I long ago gave up the pretense of creating New Year's Resolutions. Like most people, the diets I began on January 1st usually limped along for a couple of weeks before the deeply-ingrained patterns spawned by my sugar addiction, and my masterful excuses for not exercising, reasserted themselves and took me down. Did you notice that I worded that last sentence to give the impression that there is something to BLAME for my lack of self-control? That a finger could rightfully be pointed? That it had nothing to do with my own moment-to-moment choices? I may be as clever as the next woman at describing my victimhood, but I actually do know better. I get that I'm the chooser. The hand lifting the brownie to my lips is definitely attached to the rest of me. The eyeballs that display a laser-like ability to seek out New York Super Fudge Chunk ice cream, no matter how frosted over the glass case in the grocery store might be, are truly mine. And I hear that my hands and eyes are connected to my brain in some mysterious way. One little aside, while I'm thinking of it: did you know that fat creates estrogen? Or as a very young, very skinny physician's assistant told me at my last gyn checkup when we were discussing my progress through the Mystical Land of Menopause, "It's a good thing you have some extra fat. That way your body will continue to manufacture estrogen." Well, there you have it. The much-anticipated Silver Lining of Fat. Also, if anyone would've told me that if I count the years I was pre-menopausal, then throw in the peri-menopausal years, then tack on the big enchilada itself, that I'd be in some form of psychic meno-trauma for 15 years, I'd have jumped off of something. I guess it's the same theory as already-mothers never telling unsuspecting future-mothers what it's REALLY like to go through childbirth.

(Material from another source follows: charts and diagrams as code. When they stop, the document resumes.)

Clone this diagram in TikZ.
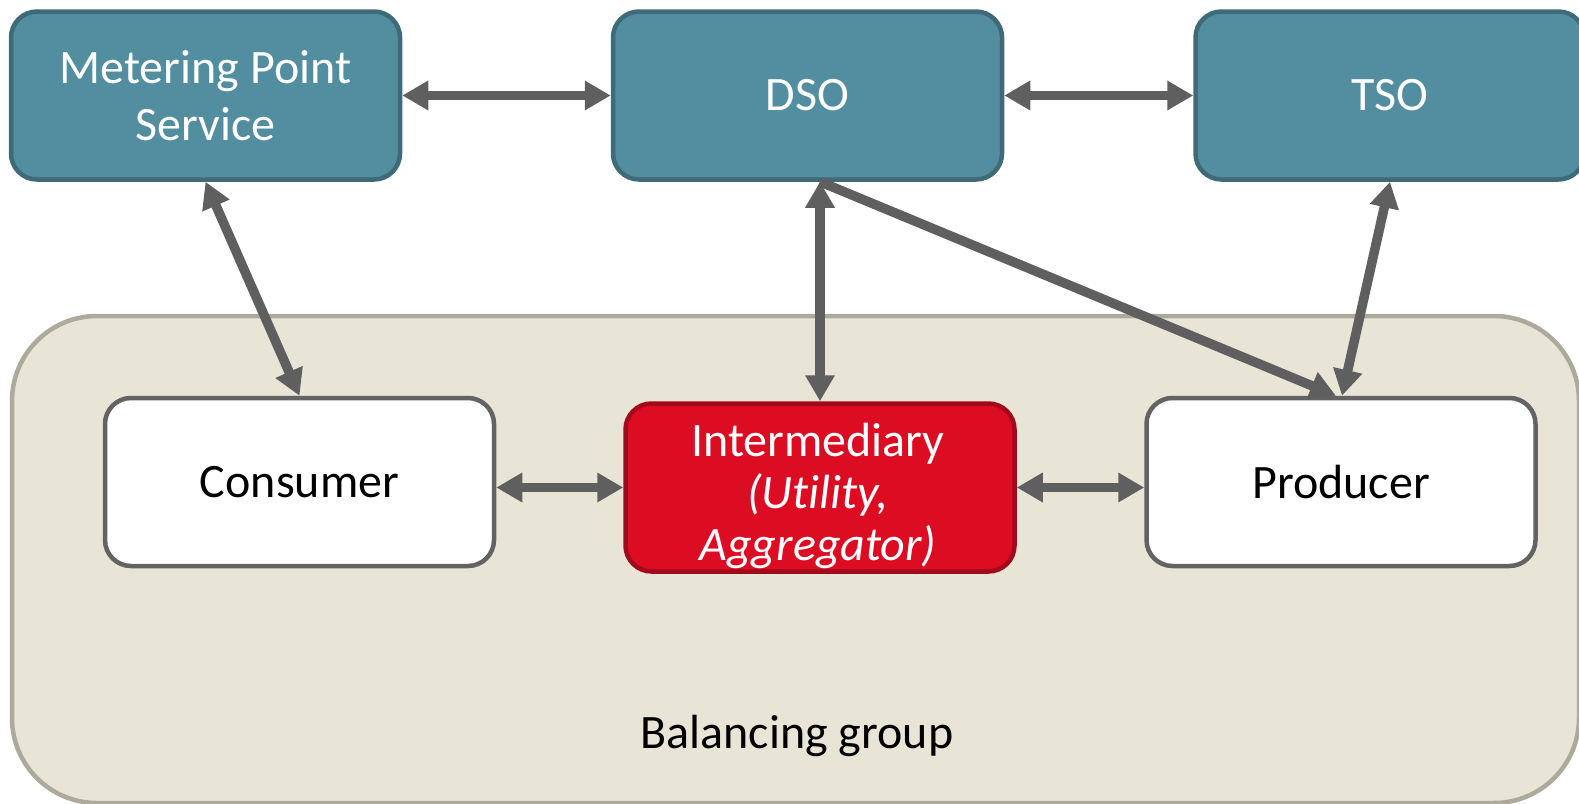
\documentclass[tikz,border=0pt]{standalone}
\usepackage{fontspec}
\setmainfont{Carlito}[Ligatures=NoCommon]
\usetikzlibrary{arrows.meta}

\definecolor{opfill}{HTML}{528E9F}
\definecolor{opedge}{HTML}{3E6B77}
\definecolor{redfill}{HTML}{DC0C23}
\definecolor{rededge}{HTML}{A00A1A}
\definecolor{linkgray}{HTML}{5F5F5F}
\definecolor{boxedge}{HTML}{636363}
\definecolor{groupfill}{HTML}{E8E5D7}
\definecolor{groupedge}{HTML}{ADAA9D}

\begin{document}
\begin{tikzpicture}[x=1pt,y=-1pt,
  basebox/.style={line width=4.5pt, rounded corners=26pt, minimum width=389pt,
    minimum height=168pt, align=center, inner sep=0pt,
    font=\fontsize{48}{57}\selectfont},
  opbox/.style={basebox, draw=opedge, fill=opfill, text=white},
  rolebox/.style={basebox, draw=boxedge, fill=white, text=black},
  midbox/.style={basebox, draw=rededge, fill=redfill},
  midtext/.style={align=center, inner sep=0pt, text=white,
    font=\fontsize{48}{52}\selectfont},
  groupbox/.style={draw=groupedge, fill=groupfill, line width=4.5pt,
    rounded corners=85pt, inner sep=0pt},
  link/.style={draw=linkgray, line width=9.5pt, {Triangle[length=26pt,width=28pt]}-{Triangle[length=26pt,width=28pt]}},
  onelink/.style={draw=linkgray, line width=9.5pt, -{Triangle[length=26pt,width=28pt]}}
]
\useasboundingbox (0,0) rectangle (1579,803);
\clip (0,0) rectangle (1579,803);

% balancing group background
\node[groupbox, minimum width=1567pt, minimum height=487pt] (bg) at (795.5,559.5) {};
\node[font=\fontsize{48}{56}\selectfont] (bglabel) at (797,736) {Balancing group};

% market roles
\node[opbox] (mps) at (205.5,95.5) {Metering Point\\Service};
\node[opbox] (dso) at (807.5,95.5) {DSO};
\node[opbox] (tso) at (1390,95.5) {TSO};
\node[rolebox] (cons) at (299.5,482) {Consumer};
\node[midbox] (inter) at (820,487.5) {};
\node[midtext] (intertext) at (818,496) {Intermediary\\\textit{(Utility,}\\\textit{Aggregator)}};
\node[rolebox] (prod) at (1341,482) {Producer};

% information flows
\draw[link] (mps.east) -- (dso.west);
\draw[link] (dso.east) -- (tso.west);
\draw[link] (mps.south) -- (cons.north);
\draw[link] (inter.north |- dso.south) -- (inter.north);
\draw[onelink] (inter.north |- dso.south) -- ([xshift=-5pt]prod.north);
\draw[link] (tso.south) -- ([xshift=1pt]prod.north);
\draw[link] (cons.east |- inter.west) -- (inter.west);
\draw[link] (inter.east) -- (prod.west |- inter.east);
\end{tikzpicture}
\end{document}
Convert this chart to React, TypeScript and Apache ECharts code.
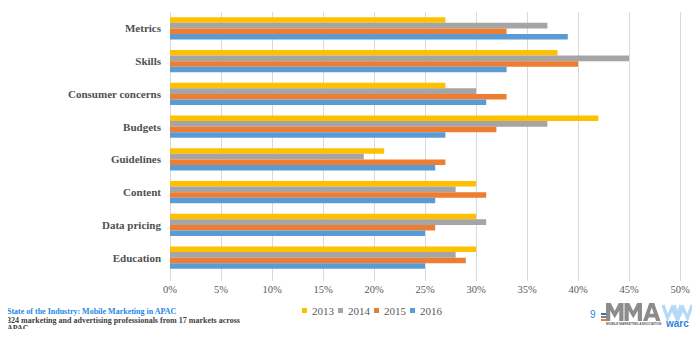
import React, { useEffect, useRef } from "react";
import * as echarts from "echarts";

const categories = [
  "Metrics",
  "Skills",
  "Consumer concerns",
  "Budgets",
  "Guidelines",
  "Content",
  "Data pricing",
  "Education",
];
const years = ["2013", "2014", "2015", "2016"];
const v2013 = [27, 38, 27, 42, 21, 30, 30, 30];
const v2014 = [37, 45, 30, 37, 19, 28, 31, 28];
const v2015 = [33, 40, 33, 32, 27, 31, 26, 29];
const v2016 = [39, 33, 31, 27, 26, 26, 25, 25];
const seriesValues = [v2013, v2014, v2015, v2016];
const colors = ["#FFC000", "#A5A5A5", "#ED7D31", "#5B9BD5"];
const footerTitle = "State of the Industry: Mobile Marketing in APAC";
const footerLine1 = "324 marketing and advertising professionals from 17 markets across";
const footerLine2 = "APAC";

// logo letter outlines in unit coordinates (width 1, height 1)
const mShape = [
  [0, 1], [0, 0], [0.27, 0], [0.5, 0.45], [0.73, 0], [1, 0], [1, 1],
  [0.76, 1], [0.76, 0.42], [0.5, 0.85], [0.24, 0.42], [0.24, 1],
];
const aShape = [
  [0, 1], [0.36, 0], [0.64, 0], [1, 1], [0.75, 1], [0.68, 0.8], [0.32, 0.8], [0.25, 1],
];
const aHole = [[0.38, 0.6], [0.62, 0.6], [0.5, 0.25]];

export default function App() {
  const ref = useRef<HTMLDivElement>(null);
  useEffect(() => {
    if (!ref.current) return;
    const chart = echarts.init(ref.current, null, { renderer: "svg" });
    const serif = "'Liberation Serif', serif";
    const wStyle = { stroke: "#B4DAF4", lineWidth: 3.2, fill: "none", lineJoin: "miter" as const };
    const place = (pts: number[][], x: number, y: number, w: number, h: number) =>
      pts.map(([px, py]) => [x + px * w, y + py * h]);
    chart.setOption({
      animation: false,
      backgroundColor: "#ffffff",
      grid: { left: 170, right: 20, top: 12, bottom: 63, containLabel: false },
      legend: {
        data: years,
        left: 302,
        top: 305,
        padding: 0,
        icon: "rect",
        itemWidth: 5,
        itemHeight: 5,
        itemGap: 4,
        textStyle: { fontFamily: serif, fontSize: 11, color: "#595959" },
      },
      xAxis: {
        type: "value",
        min: 0,
        max: 50,
        interval: 5,
        axisLabel: {
          formatter: "{value}%",
          fontFamily: serif,
          fontSize: 10.5,
          color: "#595959",
          margin: 10,
        },
        axisLine: { show: false },
        axisTick: { show: true, length: 7, lineStyle: { color: "#D9D9D9", width: 1 } },
        splitLine: { show: true, lineStyle: { color: "#D9D9D9", width: 1 } },
      },
      yAxis: {
        type: "category",
        inverse: true,
        data: categories,
        axisLabel: {
          fontFamily: serif,
          fontWeight: "bold",
          fontSize: 11,
          color: "#505050",
          margin: 9,
        },
        axisLine: { show: false },
        axisTick: { show: false },
        splitLine: { show: false },
      },
      series: years.map((y, i) => ({
        name: y,
        type: "bar",
        data: seriesValues[i],
        barGap: "0%",
        barCategoryGap: "32%",
        itemStyle: { color: colors[i] },
      })),
      graphic: [
        {
          type: "text",
          left: 7,
          top: 307,
          style: { text: footerTitle, fill: "#1E88E5", font: "bold 8px 'Liberation Serif', serif" },
        },
        {
          type: "text",
          left: 7,
          top: 316.5,
          style: { text: footerLine1, fill: "#404040", font: "bold 8px 'Liberation Serif', serif" },
        },
        {
          type: "text",
          left: 7,
          top: 324,
          style: { text: footerLine2, fill: "#404040", font: "bold 8px 'Liberation Serif', serif" },
        },
        {
          type: "text",
          left: 590,
          top: 309,
          style: { text: "9", fill: "#1E88E5", font: "10px 'Liberation Sans', sans-serif" },
        },
        { type: "rect", shape: { x: 601, y: 313, width: 5, height: 2 }, style: { fill: "#2E75B6" } },
        { type: "rect", shape: { x: 601, y: 316, width: 5, height: 2 }, style: { fill: "#7F7F7F" } },
        { type: "rect", shape: { x: 601, y: 319, width: 5, height: 2 }, style: { fill: "#ED7D31" } },
        { type: "polygon", shape: { points: place(mShape, 606, 303, 17.5, 18) }, style: { fill: "#8C8C8C" } },
        { type: "polygon", shape: { points: place(mShape, 624.5, 303, 17.5, 18) }, style: { fill: "#8C8C8C" } },
        { type: "polygon", shape: { points: place(aShape, 643, 303, 17.5, 18) }, style: { fill: "#8C8C8C" } },
        { type: "polygon", shape: { points: place(aHole, 643, 303, 17.5, 18) }, style: { fill: "#ffffff" } },
        {
          type: "text",
          left: 606,
          top: 322.5,
          style: { text: "MOBILE MARKETING ASSOCIATION", fill: "#595959", font: "bold 3.2px 'Liberation Sans', sans-serif" },
        },
        {
          type: "polyline",
          shape: { points: [[663, 305], [667.5, 318], [672, 308], [676.5, 318], [681, 305]] },
          style: wStyle,
        },
        {
          type: "polyline",
          shape: { points: [[674, 305], [678.5, 318], [683, 308], [687.5, 318], [692, 305]] },
          style: wStyle,
        },
        {
          type: "text",
          left: 666,
          top: 318,
          style: { text: "warc", fill: "#2E86DE", font: "bold 10px 'Liberation Sans', sans-serif" },
        },
      ],
    });
    return () => chart.dispose();
  }, []);
  return <div ref={ref} style={{ width: 700, height: 337, margin: -8 }} />;
}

Anyway, the intentions for 2005 I'm talking about in this post are my writing intentions. My main project, The Vampire Shrink, a 100,000-word paranormal w/romance elements and humor will either be requested by the publishing house that already has 3 chapters/synopsis, or by another house high on my list of desirable places for my book to be born to the world. And, if the agent who has the 3 chapters/synopsis isn't interested at this time, I'll roll up my sleeves, do more research, and find more appropriate candidates. My short story, "A Legend in Her Own Mind," about a self-absorbed female vampire who has a Brief Encounter of the Hunky Kind, will either be picked up by the anthology I wrote it for, or another of the many places I'm just starting to explore. I'm going to write a short story (paranormal) to target a house that puts out ebooks and short stories. Then, I'm going to write yet another short story (I didn't know I liked writing short stories, but turns out that I gain great satisfaction from actually finishing something without torturing myself for months first!) for a romance contest. This will be my first attempt at real, undiluted, one heroine/one hero, happy ending romance. I'm looking forward to it.